We should begin by making use of that nifty shared peripheral address rewriter, and then call the standard setup subroutine:
zeros_2_ecspi:
jsr 473 # rewrite shp_addr from AP address into SPBA address
jsr 485 # load BD, r5 = buf remaining
main_loop:
ld r7, (r3, 0x1b) # r7 = "burst length"
ld r2, (r3, 0x1e) # r2 = "BD buffer addr"
Then, we need to reproduce the bugfix contained in the mcu_2_ecspi
script. However, instead of using the Peripheral DMA module to read the TESTREG, let’s used the shared peripheral bus, like so:
xfer_loop:
ld r2, (r3, 0x1f) # r2 = scratch1f (shp_addr)
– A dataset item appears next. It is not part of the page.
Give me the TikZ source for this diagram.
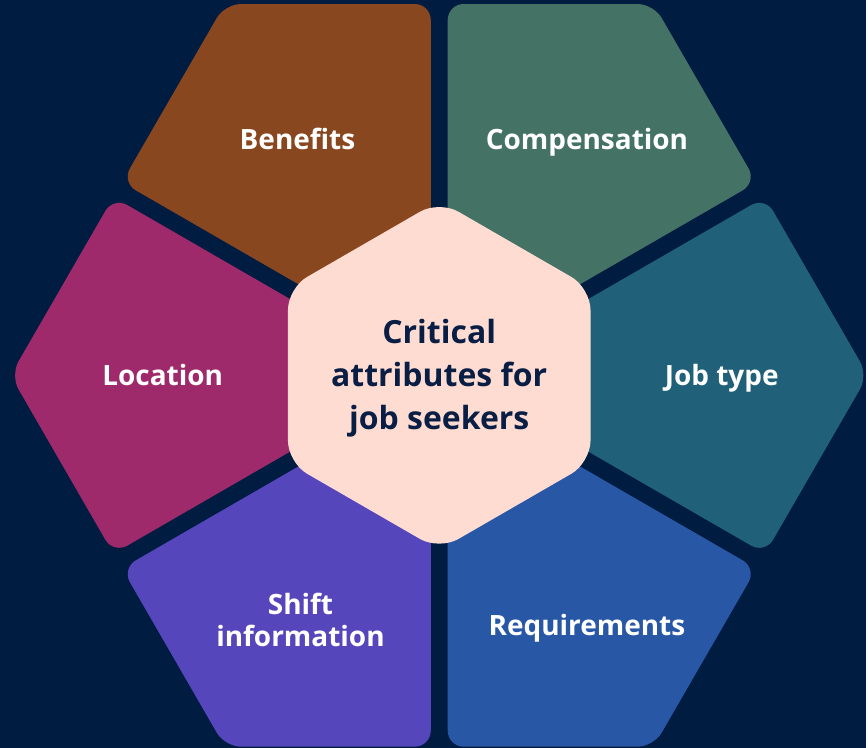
\documentclass[tikz,border=0pt]{standalone}
\usepackage{fontspec}
\setmainfont{Open Sans}
\usetikzlibrary{shapes.geometric}
\definecolor{navybg}{RGB}{1,28,65}
\definecolor{navytext}{RGB}{8,30,68}
\definecolor{benbrown}{RGB}{137,71,32}
\definecolor{compgreen}{RGB}{68,115,102}
\definecolor{jobteal}{RGB}{32,96,121}
\definecolor{reqblue}{RGB}{40,87,166}
\definecolor{shiftpurple}{RGB}{86,70,188}
\definecolor{locmagenta}{RGB}{158,42,107}
\definecolor{hubpink}{RGB}{255,220,210}

\begin{document}
\begin{tikzpicture}[x=0.5pt,y=0.5pt]
  \tikzstyle{petal}=[rounded corners=8pt]
  \tikzstyle{tag}=[text=white, font=\bfseries\fontsize{14}{16}\selectfont, align=center]
  \fill [navybg] (-440,-373) rectangle (428,376);
  % outer pieces
  \foreach \a/\c in {60/compgreen,120/benbrown,180/locmagenta,240/shiftpurple,300/reqblue,0/jobteal}
    \fill [petal, \c] (\a:17) -- (\a+28.69:372.1) -- (\a:429.5) -- (\a-28.69:372.1) -- cycle;
  % centre hexagon
  \node (hub) [regular polygon, regular polygon sides=6, shape border rotate=30,
    minimum size=175pt, inner sep=0pt, fill=hubpink, rounded corners=11pt] at (0,0) {};
  \node (hubtext) [text=navytext, font=\bfseries\fontsize{16}{21.5}\selectfont, align=center]
    at (0,-3) {Critical\\attributes for\\job seekers};
  % labels
  \node (benefits) [tag] at (-142,237) {Benefits};
  \node (comp) [tag] at (148,234) {Compensation};
  \node (location) [tag] at (-277,0) {Location};
  \node (jobtype) [tag] at (283,-3) {Job type};
  \node (shift) [tag] at (-139,-245) {Shift\\information};
  \node (req) [tag] at (148,-253) {Requirements};
\end{tikzpicture}
\end{document}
ld r2, (r2, 0x1c) r2 = *(ECSPIx_TXDATA + 0x1c == ECSPIx_TESTREG)
revblo r2 # get RXCNT in low order bits
andi r2, 0xff # mask off other stuff
ldi r0, 0x30 # r0 = 48
cmplt r2, r0 # if RXCNT >= 48
bf yield_for_now # then jump to yield and wait
Let’s hope that does the trick! Now we are free to proceed with the burst handling code.
mov r0, r7 # r0 = r7 (burst length)
bclri r0, 0x1f # clear high bit of burst length (??)
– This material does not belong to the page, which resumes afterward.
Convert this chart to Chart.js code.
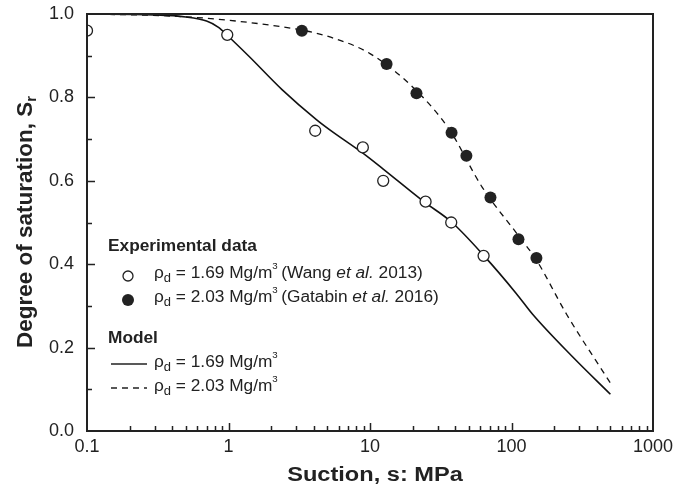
<!DOCTYPE html>
<html lang="en">
<head>
  <meta charset="UTF-8">
  <style>
    body { margin: 0; background: #fff; }
    #wrap { width: 676px; height: 492px; }
  </style>
</head>
<body>
  <div id="wrap"><canvas id="myChart"></canvas></div>

  <script src="https://cdn.jsdelivr.net/npm/chart.js"></script>
  <script>
    // Experimental data, rho_d = 1.69 (Wang et al. 2013)
    const wangSuction = [0.1, 0.98, 4.1, 8.9, 12.4, 24.7, 37.5, 63.5];
    const wangSr = [0.96, 0.95, 0.72, 0.68, 0.60, 0.55, 0.50, 0.42];

    // Experimental data, rho_d = 2.03 (Gatabin et al. 2016)
    const gatSuction = [3.3, 13.1, 21.3, 37.7, 48, 71, 112, 150];
    const gatSr = [0.96, 0.88, 0.81, 0.715, 0.66, 0.56, 0.46, 0.415];

    // Model curves
    const model169Suction = [0.1, 0.3, 0.5, 0.7, 0.85, 1, 1.4, 2.4, 4.2, 5.2, 9, 12.4, 24, 38, 64, 108, 141, 270, 500];
    const model169Sr = [1.0, 0.998, 0.993, 0.983, 0.968, 0.946, 0.898, 0.818, 0.746, 0.722, 0.665, 0.628, 0.55, 0.50, 0.42, 0.33, 0.28, 0.178, 0.088];
    const model203Suction = [0.1, 0.4, 1, 3.2, 5.2, 10, 20, 36, 62, 114, 150, 245, 500];
    const model203Sr = [1.0, 0.995, 0.985, 0.962, 0.945, 0.905, 0.825, 0.725, 0.585, 0.465, 0.41, 0.28, 0.115];

    const xTicks = [0.1, 1, 10, 100, 1000];
    const yTicks = [0, 0.2, 0.4, 0.6, 0.8, 1.0];

    const ink = '#222';

    function toPoints(xs, ys) {
      return xs.map((x, i) => ({ x: x, y: ys[i] }));
    }

    // draw a row of text pieces (sub/superscripts, italics), sx stretches it sideways
    function drawRich(ctx, x, y, parts, sx) {
      ctx.save();
      ctx.translate(x, y);
      ctx.scale(sx || 1, 1);
      let cx = 0;
      parts.forEach(p => {
        ctx.font = p.font;
        ctx.fillText(p.t, cx, p.dy || 0);
        cx += ctx.measureText(p.t).width;
      });
      ctx.restore();
    }

    function richWidth(ctx, parts) {
      let w = 0;
      parts.forEach(p => { ctx.font = p.font; w += ctx.measureText(p.t).width; });
      return w;
    }

    const FONT = "'Liberation Sans', Arial, sans-serif";
    const txt = '16px ' + FONT;
    const sub = '12px ' + FONT;
    const sup = '9px ' + FONT;
    const ital = 'italic 16px ' + FONT;
    const legSx = 1.08;

    function rhoParts(val) {
      return [
        { t: 'ρ', font: txt },
        { t: 'd', font: sub, dy: 5 },
        { t: ' = ' + val + ' Mg/m', font: txt },
        { t: '3', font: sup, dy: -7 }
      ];
    }

    const decorPlugin = {
      id: 'decor',
      afterDraw(chart) {
        const ctx = chart.ctx;
        const area = chart.chartArea;
        const xs = chart.scales.x;
        const ys = chart.scales.y;
        ctx.save();
        ctx.strokeStyle = ink;
        ctx.fillStyle = ink;

        // frame
        ctx.lineWidth = 2;
        ctx.strokeRect(area.left, area.top, area.right - area.left, area.bottom - area.top);

        // inward ticks
        ctx.lineWidth = 1.5;
        ctx.beginPath();
        for (let i = 1; i < 10; i++) {
          const py = Math.round(ys.getPixelForValue(i / 10)) + 0.5;
          const len = i % 2 === 0 ? 8 : 5;
          ctx.moveTo(area.left, py);
          ctx.lineTo(area.left + len, py);
        }
        [0.1, 1, 10, 100].forEach(d => {
          for (let m = 1; m <= 9; m++) {
            if (d === 0.1 && m === 1) continue;
            const px = Math.round(xs.getPixelForValue(d * m)) + 0.5;
            const len = m === 1 ? 8 : 5;
            ctx.moveTo(px, area.bottom);
            ctx.lineTo(px, area.bottom - len);
          }
        });
        ctx.stroke();

        // legend
        ctx.textBaseline = 'middle';
        ctx.textAlign = 'left';
        const head = 'bold 16px ' + FONT;
        drawRich(ctx, 108, 247, [{ t: 'Experimental data', font: head }], legSx);
        drawRich(ctx, 108, 339, [{ t: 'Model', font: head }], legSx);

        ctx.lineWidth = 1.3;
        ctx.beginPath();
        ctx.arc(128, 276, 5, 0, Math.PI * 2);
        ctx.fillStyle = '#fff';
        ctx.fill();
        ctx.stroke();
        ctx.fillStyle = ink;
        ctx.beginPath();
        ctx.arc(128, 300, 6, 0, Math.PI * 2);
        ctx.fill();

        drawRich(ctx, 154, 274, rhoParts('1.69').concat([
          { t: '\u2009(Wang ', font: txt }, { t: 'et al.', font: ital }, { t: ' 2013)', font: txt }
        ]), legSx);
        drawRich(ctx, 154, 298, rhoParts('2.03').concat([
          { t: '\u2009(Gatabin ', font: txt }, { t: 'et al.', font: ital }, { t: ' 2016)', font: txt }
        ]), legSx);

        ctx.lineWidth = 1.6;
        ctx.beginPath();
        ctx.moveTo(111, 364);
        ctx.lineTo(147, 364);
        ctx.stroke();
        ctx.lineWidth = 1.3;
        ctx.setLineDash([6, 5]);
        ctx.beginPath();
        ctx.moveTo(111, 388);
        ctx.lineTo(147, 388);
        ctx.stroke();
        ctx.setLineDash([]);
        drawRich(ctx, 154, 363, rhoParts('1.69'), legSx);
        drawRich(ctx, 154, 387, rhoParts('2.03'), legSx);

        // axis titles
        const xTitle = [{ t: 'Suction, s: MPa', font: 'bold 20px ' + FONT }];
        const xSx = 1.18;
        drawRich(ctx, 375 - richWidth(ctx, xTitle) * xSx / 2, 475, xTitle, xSx);

        const yTitle = [
          { t: 'Degree of saturation, S', font: 'bold 22.5px ' + FONT },
          { t: 'r', font: 'bold 15px ' + FONT, dy: 6 }
        ];
        ctx.translate(26, 222);
        ctx.rotate(-Math.PI / 2);
        drawRich(ctx, -richWidth(ctx, yTitle) / 2, 0, yTitle);
        ctx.restore();
      }
    };

    const ctx = document.getElementById('myChart').getContext('2d');
    const myChart = new Chart(ctx, {
      type: 'scatter',
      data: {
        datasets: [
          {
            label: 'Wang et al. 2013',
            data: toPoints(wangSuction, wangSr),
            pointRadius: 5.5,
            pointBackgroundColor: '#fff',
            pointBorderColor: ink,
            pointBorderWidth: 1.3
          },
          {
            label: 'Gatabin et al. 2016',
            data: toPoints(gatSuction, gatSr),
            pointRadius: 6,
            pointBackgroundColor: ink,
            pointBorderColor: ink,
            pointBorderWidth: 0
          },
          {
            label: 'Model 1.69',
            data: toPoints(model169Suction, model169Sr),
            showLine: true,
            borderColor: '#111',
            borderWidth: 1.6,
            pointRadius: 0,
            cubicInterpolationMode: 'monotone'
          },
          {
            label: 'Model 2.03',
            data: toPoints(model203Suction, model203Sr),
            showLine: true,
            borderColor: '#111',
            borderWidth: 1.3,
            borderDash: [6, 5],
            pointRadius: 0,
            cubicInterpolationMode: 'monotone'
          }
        ]
      },
      options: {
        responsive: true,
        maintainAspectRatio: false,
        animation: false,
        layout: { padding: { top: 14, right: 23, left: 0, bottom: 0 } },
        plugins: {
          legend: { display: false },
          tooltip: { enabled: false }
        },
        scales: {
          x: {
            type: 'logarithmic',
            min: 0.1,
            max: 1000,
            afterBuildTicks: scale => { scale.ticks = xTicks.map(v => ({ value: v })); },
            afterFit: scale => { scale.height = 61; scale.paddingLeft = 0; scale.paddingRight = 0; },
            ticks: {
              callback: v => String(v),
              font: { size: 18, family: FONT },
              color: ink,
              padding: 5,
              maxRotation: 0,
              autoSkip: false
            },
            grid: { display: false, drawTicks: false },
            border: { display: false }
          },
          y: {
            type: 'linear',
            min: 0,
            max: 1,
            afterBuildTicks: scale => { scale.ticks = yTicks.map(v => ({ value: v })); },
            afterFit: scale => { scale.width = 87; scale.paddingTop = 0; scale.paddingBottom = 0; },
            ticks: {
              callback: v => v.toFixed(1),
              font: { size: 18, family: FONT },
              color: ink,
              padding: 13
            },
            grid: { display: false, drawTicks: false },
            border: { display: false }
          }
        }
      },
      plugins: [decorPlugin]
    });
  </script>
</body>
</html>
cmplt r0, r5 # if burst_length < buf_remaining:
bt 1 # skip next line
mov r0, r5 # else r0 = burst_length
sub r5, r0 # buf_remaining -= burst_length
st r5, (r3, 0x1d) # scratch1d = r5 (buf_remaining)
btsti r4, 0x18 # ** Truth table for mode bits
bt 3 # | b24 b25
btsti r4, 0x19 # | n
bt mode_16b # | n y, goto mode_16b
bf mode_32b # | n n, goto mode_32b
btsti r4, 0x19 # | y
bf mode_8b # | y n, goto mode_8b
# | y y, 24b mode. fall through...
ld r6, (r6, 0x1d) # r6 = scratch1d (buf_remaining)
My annotation of the original code had a note here saying how 24-bit mode is tricky. But if we don’t need to read from DRAM, we don’t need to concern ourselves with alignment! So this code becomes simpler.
ldi r2, 0x0 # r2 = 0 (dummy data)
ld r5, (r3, 0x1f) # r5 = shp_addr
loop_24b:
st r2, (r5, 0x0) # write zero to shp
bdf do_fault
subi r0, 0x3 # burst remaining -= 3 bytes
cmpeqi r0, 0x0 # test if done
bf loop_24b # if not done, do loop again
bt cleanup # otherwise, clean up.
The loops for the other 3 data widths become very simple indeed!
mode_32b:
lsr1 r0
mode_16b:
lsr1 r0
mode_8b:
ldi r2, 0x0 # r2 = 0 (dummy data)
ld r5, (r3, 0x1f) # r5 = shp_addr
loop 1, 0
st r2, (r5, 0x0) # write zero to shp
bf do_fault
bt cleanup
Then we have the cleanup routine, which reproduces another part of the bugfix from mcu_2_ecspi:
cleanup:
btsti r7, 0x1f # test high bit of burst length
bt yield_for_now # if true (when??) goto 6222
ld r2, (r3, 0x1f) # r2 = shp_addr
ld r5, (r2, 0x4) # r5 = *(shp_addr+4) (aka ECSPIx_CONREG)
ori r5, 0x4 # r5 |= XCH
st r5, (r2, 0x4) # write CONREG
And then finally the yield_for_now
handler referenced above, and the do_fault
and load_next_bd
handlers as well. You’ll notice a few instances of the relative jump-like pattern in here.
yield_for_now:
done 0 # yield, no interrupt
ld r5, (r3, 0x1d) # r5 = buf_remaining
cmpeqi r5, 0x0 # if buf_remaining == 0
bt load_next_bd # goto load next bd
jsr 508 # else call 508
ld r7, (r3, 0x1b) # restore r7 from proc 508
cmpeq r0, r0
bt xfer_loop # goto xfer_loop
do_fault:
clrf 0
jsr 533
load_next_bd:
jsr 524 # buf_remaining == 0, load next BD
cmpeq r0, r0
bt main_loop # goto main loop.
And that does it! This should result in much better utilization of the SDMA core during RX-only SPI transfers. In my testing, I can verify that this increases the maximum throughput of incoming SPI transactions to beyond the capabilities of my SPI slave devices, which is good enough for my needs.
I hope you’ve found this series useful! Thanks much for reading.